Roach is distinguishable from other cases in which medical treatment was prescribed and undertaken to address the underlying work-related injury, and such treatment resulted in aggravation or incapacitation of another part. For example, in Noles v. Aragon Mills, 116 Ga. App. 560, 158 S.E.2d 261 (1967), the claimant injured his left leg, requiring treatment including surgical removal of skin from his right thigh to graft onto the left leg, and this constituted a superadded injury to the right leg while it was incapacitated due to the medical treatment. The subsequent incapacitation in Roach resulted from claimant’s actions and not from any prescribed medical treatment that was reasonable and necessary to the hip fracture, and for this reason did not constitute a superadded injury. Roach is also distinguishable from cases where the nature of the injury and the course of the treatment directly resulted in further incapacitation, because the burn injury in Roach was not a natural consequence or direct effect of the original hip fracture. It is thus different from cases such as National Surety Corp. v. Martin, 86 Ga. App. 77, 71 S.E.2d 666 (1952), where a fractured leg bone failed to knit, resulting in damage to hip socket, because the hip fracture in Roach did not directly lead to the burns.

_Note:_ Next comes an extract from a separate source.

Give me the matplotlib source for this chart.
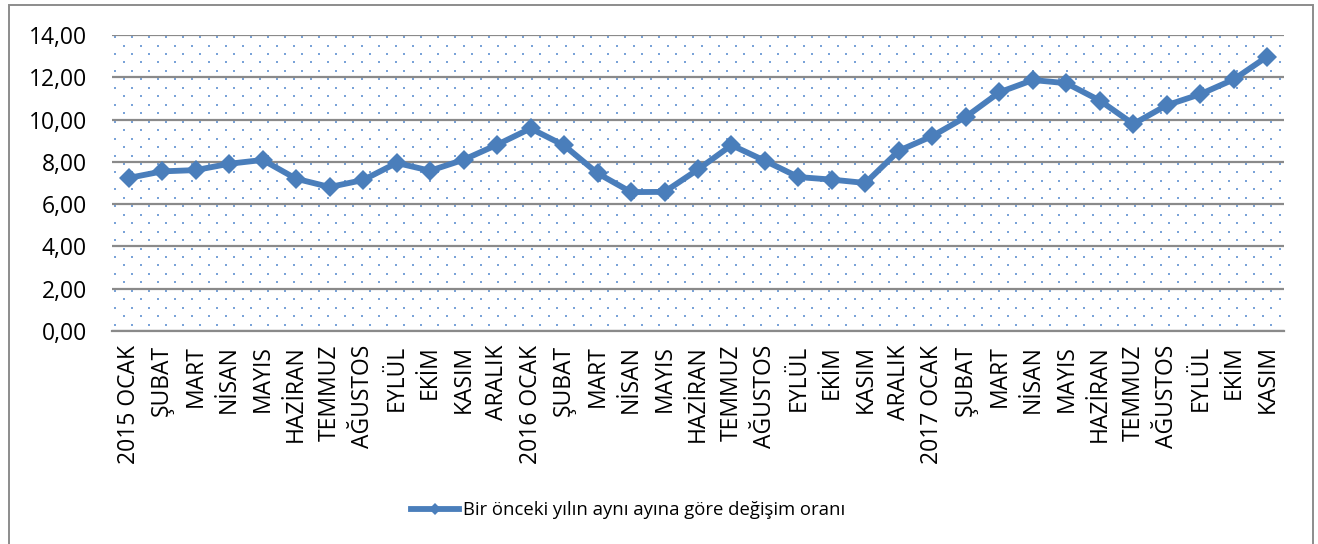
import matplotlib
matplotlib.use("Agg")
import matplotlib.pyplot as plt
import numpy as np
from matplotlib.patches import Rectangle

months = ["2015 OCAK", "ŞUBAT", "MART", "NİSAN", "MAYIS", "HAZİRAN", "TEMMUZ", "AĞUSTOS",
          "EYLÜL", "EKİM", "KASIM", "ARALIK",
          "2016 OCAK", "ŞUBAT", "MART", "NİSAN", "MAYIS", "HAZİRAN", "TEMMUZ", "AĞUSTOS",
          "EYLÜL", "EKİM", "KASIM", "ARALIK",
          "2017 OCAK", "ŞUBAT", "MART", "NİSAN", "MAYIS", "HAZİRAN", "TEMMUZ", "AĞUSTOS",
          "EYLÜL", "EKİM", "KASIM"]
values = [7.24, 7.55, 7.61, 7.91, 8.09, 7.20, 6.81, 7.14, 7.95, 7.58, 8.10, 8.81,
          9.58, 8.78, 7.46, 6.57, 6.58, 7.64, 8.79, 8.05, 7.28, 7.16, 7.00, 8.53,
          9.22, 10.13, 11.29, 11.87, 11.72, 10.90, 9.79, 10.68, 11.20, 11.90, 12.98]
yticks = [0, 2, 4, 6, 8, 10, 12, 14]
ytick_labels = ["0,00", "2,00", "4,00", "6,00", "8,00", "10,00", "12,00", "14,00"]
series_name = "Bir önceki yılın aynı ayına göre değişim oranı"

plt.rcParams['font.family'] = ['Open Sans', 'DejaVu Sans']

W, H = 1318, 544
AX_L, AX_R, AX_T, AX_B = 112, 1284, 35, 331
fig = plt.figure(figsize=(W / 100, H / 100), dpi=100)
ax = fig.add_axes([AX_L / W, 1 - AX_B / H, (AX_R - AX_L) / W, (AX_B - AX_T) / H])

# dotted background texture (decoration, in axes-fraction space)
aw, ah = AX_R - AX_L, AX_B - AX_T
row_step, col_step = ah / 35.0, 17.0
dx, dy = [], []
for k, ry in enumerate(np.arange(0.25 * row_step, ah, row_step)):
    start = 3.0 if k % 2 == 0 else 3.0 + col_step / 2
    for cx in np.arange(start, aw, col_step):
        dx.append(cx / aw)
        dy.append(1 - ry / ah)
ax.scatter(dx, dy, s=2.4, marker='s', color='#7aa3d8', linewidths=0,
           transform=ax.transAxes, zorder=0.5)

x = list(range(len(months)))
ax.plot(x, values, color='#4a7ebb', linewidth=4.2, marker='D', markersize=10,
        markeredgewidth=0, zorder=3, label=series_name)

ax.set_xlim(-0.5, len(months) - 0.5)
ax.set_ylim(0, 14)
ax.set_yticks(yticks)
ax.set_yticklabels(ytick_labels, fontsize=16.5)
ax.set_xticks(x)
ax.set_xticklabels(months, rotation=90, fontsize=16.5)
ax.tick_params(axis='both', length=0, colors='black')
ax.tick_params(axis='y', pad=18)
ax.tick_params(axis='x', pad=10)
ax.grid(axis='y', color='#8a8a8a', linewidth=1.6, zorder=1)
for s in ['left', 'right', 'top']:
    ax.spines[s].set_visible(False)
ax.spines['bottom'].set_color('#8a8a8a')
ax.spines['bottom'].set_linewidth(1.6)

# outer chart border (bottom edge lies just outside the image)
fig.patches.append(Rectangle((9 / W, 1 - 547 / H), (1313 - 9) / W, (547 - 5) / H,
                             transform=fig.transFigure, fill=False,
                             edgecolor='#8c8c8c', linewidth=1.4))

leg = fig.legend(loc='center', bbox_to_anchor=(628 / W, 1 - 510 / H), frameon=False,
                 fontsize=13.3, handlelength=2.6, handletextpad=0.2, markerscale=0.6)

fig.savefig('out.png', dpi=100)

Superadded injury cases will continue to rely on fact-intensive analysis on a case by case basis. However, Roach clearly stands for the proposition that a claimant does not sustain a superadded injury where the injury arose as a result of the claimant’s unreasonable self-treating and not as a result of prescribed medical treatment. It seems that the Court would have reversed the Board, had a physician prescribed the heating pad, although it is possible that the Board would still have found the claimant’s prolonged use while asleep to have been unreasonable and unnecessary. In any event, after Roach, an Employer/Insurer may argue that, when an injury results from behavior the claimant contends was medical treatment but which was not authorized by a physician and not necessary, the result is not a compensable superadded injury. Though this is a very limited defense against a claimed superadded injury, when the facts of a future claim aligns with those of Roach, the Employer/Insurer should be able to defeat the superadded injury claim.